At least a version of the fabric can be proven to have been taken on the 1845 expedition as among the relics brought back by McClintock are "a pair of leather goggles with crape instead of glass, a small green crape veil".

These are two possibilities which should be counted with other explanations.

My favoured explanation is that Franklin kept a happy ship and the black men were simply members of the ship's company indulging in high spirited horseplay. If this is the case then the unforseen consequence that contact with the inuit was curtailed may have been truly unfortunate.

Wednesday 7 December 2011

Fitzjames' cabin


 This is my approximation of the cabin on HMS Erebus of Commander James Fitzjames. It's mostly based on the picture below which was published in the May 24, 1845 issue of the Illustrated London News.
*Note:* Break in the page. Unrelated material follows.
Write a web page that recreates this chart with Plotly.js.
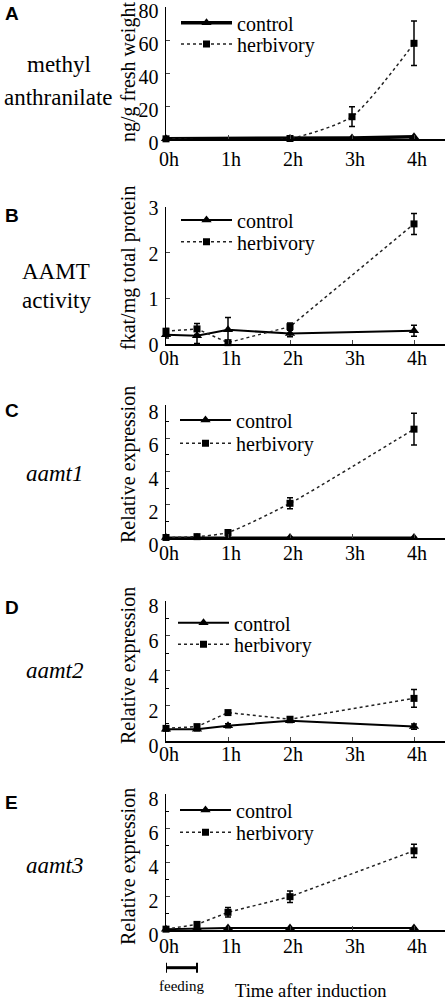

I've flipped the ILN picture from the way it was printed to make it accord with the ship's plans. The most noticeable feature on my view compared with the ILN's is the wash stand which the 1839 plans show to the left of the doorway as you go in. The space is no bigger than a decent size closet - about half the size of the en-suite bathroom of the hotel room I stayed in last week.

Sunday 4 December 2011

Are you friendly? - we are!

These are my thoughts on Russell Potter's recent posts on the meanings of the expressions "Mannik toomee" and "Teyma".

My view is that a close look at these words does support the suggestion that Kok-lee-arng-nun's "Too-loo-ah" was actually Franklin and not John Ross.

The expressions in question are found in the following sources:

1819 Franklin - "Teyma"
1825 Franklin - "Teyma"
1829 Ross - "Tima tima", "Aya tima"
1833 Back - "Timā"
1833 King - "Tĭmā"

1859 McClintock - "Kammik toome"

1866 Hall via Kok-lee-arng-nun - "Man-nig-too-me", "Ma-my-too-mig-tey-ma" (= "Mannik toomee" + "Teyma")

1879 Schwatka - "Munnik toomee"
1879 Gilder - "Many-tu-me"
1995 Dorothy Eber via Lena Kingmiatook - "Maniktumiq"


The different versions of "Mannik toomee" reported by McClintock, Hall, Schwatka, and Gilder are consistently a declaration of friendship. Eber's reported usage by the shamen is little different if at all - an exhortation to the group to behave non-aggressively to the strangers.

Such an amicable meaning would be out of place in Back's confrontation with the shamen during his ascent of the river and no shamen is mentioned in connection with the earlier, friendly, encounter on the descent, so certainly the source for this suggestion needs to be re-examined.

It seems entirely plausible that a sledge party from Franklin's ships could encounter a band of Inuit and thus pick up the phrase "Mannik toomee" in exactly the same way that later sledgers would do.

It appears that Teyma was not a proper Inuktitut word at all but a pidgin word used to initiate commerce.

John Ross's definition "the word of salutation between meeting tribes" seems closest to that reported by modern linguists (hence the title of this post). Franklin is also not far off target when, in the account of his first overland expedition, he describes the expression Teyma as "used by the Esquimaux when they accost strangers in a friendly manner".

Ross reports a greeting ritual where the white men call "Tima tima" which is then echoed by the Inuit, then the white men throw down their arms with a cry of "Aya, Tima". To which the Inuit reply with "Aya" and throw down their weapons.

In contrast, Too-loo-ah's reported usage seems more consistent with Back and King's understanding of the word as meaning "peace". Tacking the word "peace" on to a greeting would not seem unreasonable for such a humane soul as Franklin but as Ross did not misinterpret the word that way and only reported it as part of a verbal formula then that would count against Ross as Kok-lee-arng-nun's "Too-loo-ah".

So I'd say that this analysis adds a little more weight to the theory that Hall's informant Kok-lee-arng-nun did indeed visit HMS Erebus while Franklin was alive.